__Exercise details__
Take every line from the first down to the line with "const rightYTitle = '#" and set it down exactly, without the pictures.

__Data to process__
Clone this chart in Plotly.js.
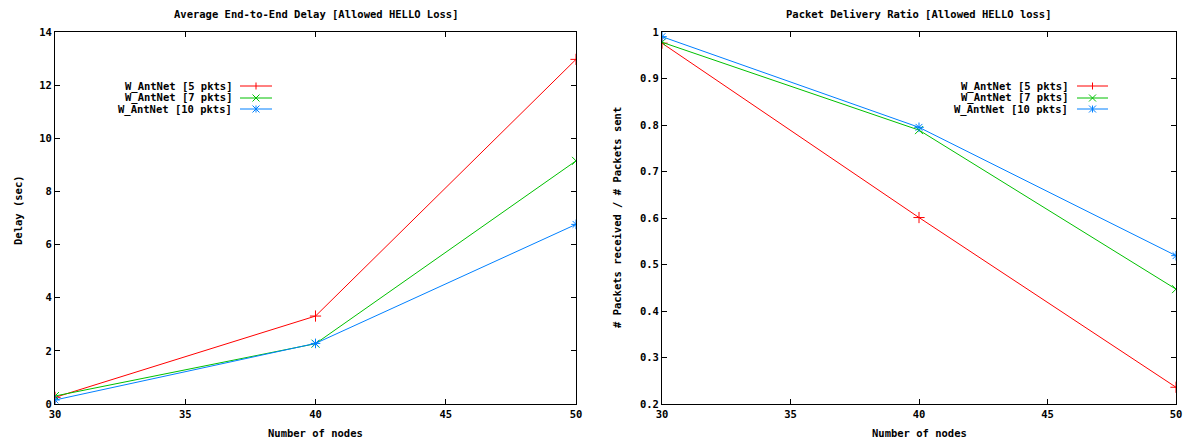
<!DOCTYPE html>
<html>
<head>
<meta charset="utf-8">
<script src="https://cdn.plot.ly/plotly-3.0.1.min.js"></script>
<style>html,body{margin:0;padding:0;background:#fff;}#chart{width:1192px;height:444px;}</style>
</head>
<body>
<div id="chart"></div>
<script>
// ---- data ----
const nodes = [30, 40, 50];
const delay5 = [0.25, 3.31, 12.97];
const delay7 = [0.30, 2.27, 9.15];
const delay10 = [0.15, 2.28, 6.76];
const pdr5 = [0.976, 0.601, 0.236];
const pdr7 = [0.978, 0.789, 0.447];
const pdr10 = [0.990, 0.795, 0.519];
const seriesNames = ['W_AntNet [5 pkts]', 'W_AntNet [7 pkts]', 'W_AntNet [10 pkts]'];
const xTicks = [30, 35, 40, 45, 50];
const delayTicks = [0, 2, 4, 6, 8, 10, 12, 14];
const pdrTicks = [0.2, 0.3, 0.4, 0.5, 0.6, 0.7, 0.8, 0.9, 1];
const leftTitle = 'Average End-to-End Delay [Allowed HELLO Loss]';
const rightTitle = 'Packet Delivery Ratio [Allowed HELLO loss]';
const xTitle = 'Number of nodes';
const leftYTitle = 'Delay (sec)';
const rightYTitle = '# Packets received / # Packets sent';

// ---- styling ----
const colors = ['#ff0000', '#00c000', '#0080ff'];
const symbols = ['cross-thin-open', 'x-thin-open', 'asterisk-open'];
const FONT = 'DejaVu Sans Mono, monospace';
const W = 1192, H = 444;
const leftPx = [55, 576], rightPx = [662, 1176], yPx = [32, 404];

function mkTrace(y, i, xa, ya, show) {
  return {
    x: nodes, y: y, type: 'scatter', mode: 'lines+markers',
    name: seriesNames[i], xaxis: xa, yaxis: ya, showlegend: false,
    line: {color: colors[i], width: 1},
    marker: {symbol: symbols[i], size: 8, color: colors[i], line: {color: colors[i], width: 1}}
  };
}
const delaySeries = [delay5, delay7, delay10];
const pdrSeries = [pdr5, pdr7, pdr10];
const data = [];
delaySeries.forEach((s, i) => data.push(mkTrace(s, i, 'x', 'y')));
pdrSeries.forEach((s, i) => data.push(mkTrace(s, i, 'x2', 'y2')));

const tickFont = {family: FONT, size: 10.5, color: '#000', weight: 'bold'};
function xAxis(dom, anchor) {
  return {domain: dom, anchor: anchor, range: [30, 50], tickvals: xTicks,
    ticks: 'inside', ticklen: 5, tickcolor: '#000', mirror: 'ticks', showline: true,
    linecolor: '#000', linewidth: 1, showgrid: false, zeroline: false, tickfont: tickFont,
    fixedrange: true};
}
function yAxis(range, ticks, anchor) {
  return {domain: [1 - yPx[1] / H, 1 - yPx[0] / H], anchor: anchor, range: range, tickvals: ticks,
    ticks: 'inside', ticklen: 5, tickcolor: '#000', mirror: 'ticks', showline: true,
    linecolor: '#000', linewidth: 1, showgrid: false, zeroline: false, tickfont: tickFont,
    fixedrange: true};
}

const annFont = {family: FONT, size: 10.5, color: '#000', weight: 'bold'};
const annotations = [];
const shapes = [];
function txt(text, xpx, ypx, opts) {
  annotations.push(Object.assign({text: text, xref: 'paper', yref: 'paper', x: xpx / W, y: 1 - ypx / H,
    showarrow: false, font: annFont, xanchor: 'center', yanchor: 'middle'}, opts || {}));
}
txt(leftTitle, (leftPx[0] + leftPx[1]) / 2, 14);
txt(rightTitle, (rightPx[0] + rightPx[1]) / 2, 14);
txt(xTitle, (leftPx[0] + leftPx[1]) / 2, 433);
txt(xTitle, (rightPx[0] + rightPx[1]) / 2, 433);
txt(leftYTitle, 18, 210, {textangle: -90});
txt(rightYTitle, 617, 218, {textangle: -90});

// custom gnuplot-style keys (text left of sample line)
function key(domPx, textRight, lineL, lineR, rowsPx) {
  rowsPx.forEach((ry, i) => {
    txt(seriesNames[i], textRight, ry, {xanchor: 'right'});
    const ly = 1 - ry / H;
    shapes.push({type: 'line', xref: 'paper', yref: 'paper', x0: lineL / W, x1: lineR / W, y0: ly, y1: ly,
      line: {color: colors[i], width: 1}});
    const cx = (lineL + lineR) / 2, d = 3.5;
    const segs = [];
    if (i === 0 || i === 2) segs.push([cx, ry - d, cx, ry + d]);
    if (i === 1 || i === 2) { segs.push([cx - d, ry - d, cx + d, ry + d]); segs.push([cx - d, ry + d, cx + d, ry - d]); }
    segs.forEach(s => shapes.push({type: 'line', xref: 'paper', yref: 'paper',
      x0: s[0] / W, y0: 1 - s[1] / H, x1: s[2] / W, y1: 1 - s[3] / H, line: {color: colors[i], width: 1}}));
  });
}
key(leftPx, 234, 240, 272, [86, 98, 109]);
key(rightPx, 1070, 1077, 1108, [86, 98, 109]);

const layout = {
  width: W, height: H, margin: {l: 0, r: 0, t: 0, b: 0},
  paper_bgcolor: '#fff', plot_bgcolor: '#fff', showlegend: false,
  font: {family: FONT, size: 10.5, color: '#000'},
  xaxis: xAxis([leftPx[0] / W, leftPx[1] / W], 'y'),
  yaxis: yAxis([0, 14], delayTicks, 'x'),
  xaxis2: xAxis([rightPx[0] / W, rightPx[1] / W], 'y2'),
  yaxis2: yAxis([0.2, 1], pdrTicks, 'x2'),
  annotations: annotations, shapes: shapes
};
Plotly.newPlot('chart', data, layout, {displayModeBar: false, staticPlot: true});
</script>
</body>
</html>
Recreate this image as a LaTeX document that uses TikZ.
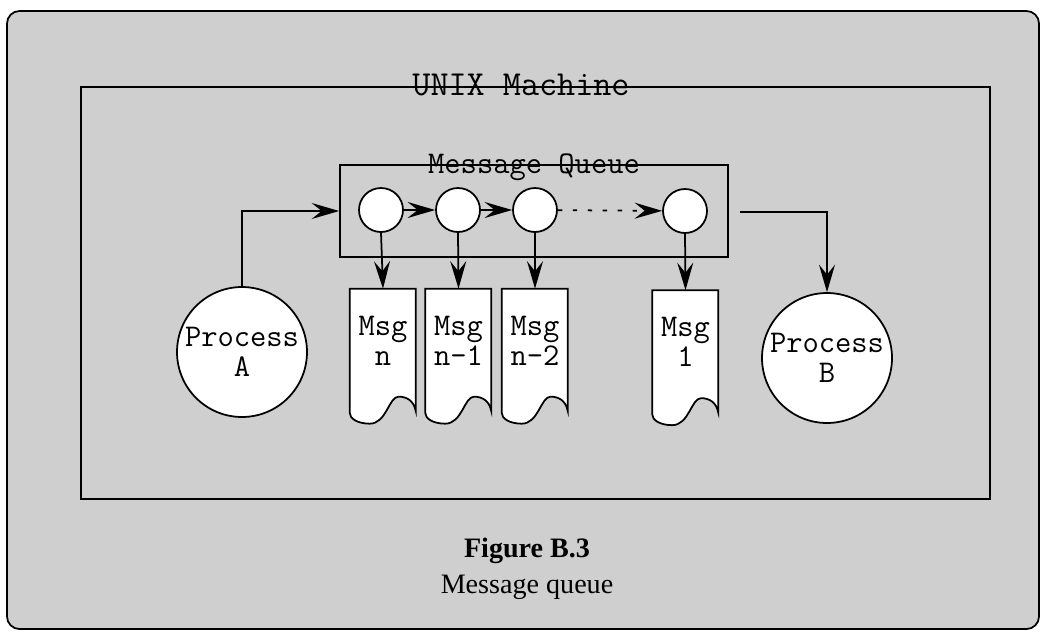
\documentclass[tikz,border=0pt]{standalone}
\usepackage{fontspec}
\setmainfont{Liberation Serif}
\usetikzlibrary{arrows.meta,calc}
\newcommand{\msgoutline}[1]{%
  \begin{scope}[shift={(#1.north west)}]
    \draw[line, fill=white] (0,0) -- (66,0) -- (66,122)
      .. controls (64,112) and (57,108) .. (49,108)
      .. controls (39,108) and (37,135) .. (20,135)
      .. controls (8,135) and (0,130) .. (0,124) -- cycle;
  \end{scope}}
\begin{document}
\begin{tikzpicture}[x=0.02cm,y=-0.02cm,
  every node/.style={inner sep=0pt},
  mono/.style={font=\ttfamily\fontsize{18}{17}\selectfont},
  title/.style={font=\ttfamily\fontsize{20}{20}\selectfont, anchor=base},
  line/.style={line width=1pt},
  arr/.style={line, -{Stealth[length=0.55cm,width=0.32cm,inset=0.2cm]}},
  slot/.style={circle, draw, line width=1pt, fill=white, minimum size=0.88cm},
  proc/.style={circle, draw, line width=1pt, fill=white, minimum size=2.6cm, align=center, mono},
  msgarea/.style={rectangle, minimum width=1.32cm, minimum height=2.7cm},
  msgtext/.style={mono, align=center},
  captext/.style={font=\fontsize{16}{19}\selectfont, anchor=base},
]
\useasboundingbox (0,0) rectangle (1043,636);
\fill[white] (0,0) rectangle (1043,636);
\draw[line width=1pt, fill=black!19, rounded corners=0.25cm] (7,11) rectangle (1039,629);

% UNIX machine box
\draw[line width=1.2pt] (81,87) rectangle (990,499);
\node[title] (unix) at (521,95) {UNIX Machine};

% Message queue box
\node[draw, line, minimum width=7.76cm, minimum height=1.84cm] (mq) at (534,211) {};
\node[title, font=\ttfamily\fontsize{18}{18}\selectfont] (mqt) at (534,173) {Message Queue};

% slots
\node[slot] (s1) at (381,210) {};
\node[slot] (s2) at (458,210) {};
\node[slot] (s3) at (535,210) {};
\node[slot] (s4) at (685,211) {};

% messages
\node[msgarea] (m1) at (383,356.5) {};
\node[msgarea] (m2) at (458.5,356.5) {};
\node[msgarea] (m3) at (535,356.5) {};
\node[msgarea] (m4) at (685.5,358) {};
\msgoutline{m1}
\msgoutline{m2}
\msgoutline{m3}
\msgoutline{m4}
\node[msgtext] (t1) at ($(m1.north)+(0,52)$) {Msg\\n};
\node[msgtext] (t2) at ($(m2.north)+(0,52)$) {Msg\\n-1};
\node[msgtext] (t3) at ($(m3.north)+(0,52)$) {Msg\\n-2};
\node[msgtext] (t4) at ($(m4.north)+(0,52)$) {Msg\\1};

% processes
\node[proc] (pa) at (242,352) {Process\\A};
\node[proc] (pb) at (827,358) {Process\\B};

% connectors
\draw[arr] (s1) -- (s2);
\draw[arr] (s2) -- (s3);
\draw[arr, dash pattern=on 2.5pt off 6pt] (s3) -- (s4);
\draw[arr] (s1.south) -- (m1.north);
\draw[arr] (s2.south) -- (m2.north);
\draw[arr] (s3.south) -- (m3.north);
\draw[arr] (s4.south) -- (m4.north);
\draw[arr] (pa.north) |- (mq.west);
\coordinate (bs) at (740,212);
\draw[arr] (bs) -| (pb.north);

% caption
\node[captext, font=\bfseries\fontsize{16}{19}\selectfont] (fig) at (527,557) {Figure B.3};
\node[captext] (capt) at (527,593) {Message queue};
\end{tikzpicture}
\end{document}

__Output__
Clone this chart in Plotly.js.
<!DOCTYPE html>
<html>
<head>
<meta charset="utf-8">
<script src="https://cdn.plot.ly/plotly-3.0.1.min.js"></script>
<style>html,body{margin:0;padding:0;background:#fff;}#chart{width:1192px;height:444px;}</style>
</head>
<body>
<div id="chart"></div>
<script>
// ---- data ----
const nodes = [30, 40, 50];
const delay5 = [0.25, 3.31, 12.97];
const delay7 = [0.30, 2.27, 9.15];
const delay10 = [0.15, 2.28, 6.76];
const pdr5 = [0.976, 0.601, 0.236];
const pdr7 = [0.978, 0.789, 0.447];
const pdr10 = [0.990, 0.795, 0.519];
const seriesNames = ['W_AntNet [5 pkts]', 'W_AntNet [7 pkts]', 'W_AntNet [10 pkts]'];
const xTicks = [30, 35, 40, 45, 50];
const delayTicks = [0, 2, 4, 6, 8, 10, 12, 14];
const pdrTicks = [0.2, 0.3, 0.4, 0.5, 0.6, 0.7, 0.8, 0.9, 1];
const leftTitle = 'Average End-to-End Delay [Allowed HELLO Loss]';
const rightTitle = 'Packet Delivery Ratio [Allowed HELLO loss]';
const xTitle = 'Number of nodes';
const leftYTitle = 'Delay (sec)';
const rightYTitle = '# Packets received / # Packets sent';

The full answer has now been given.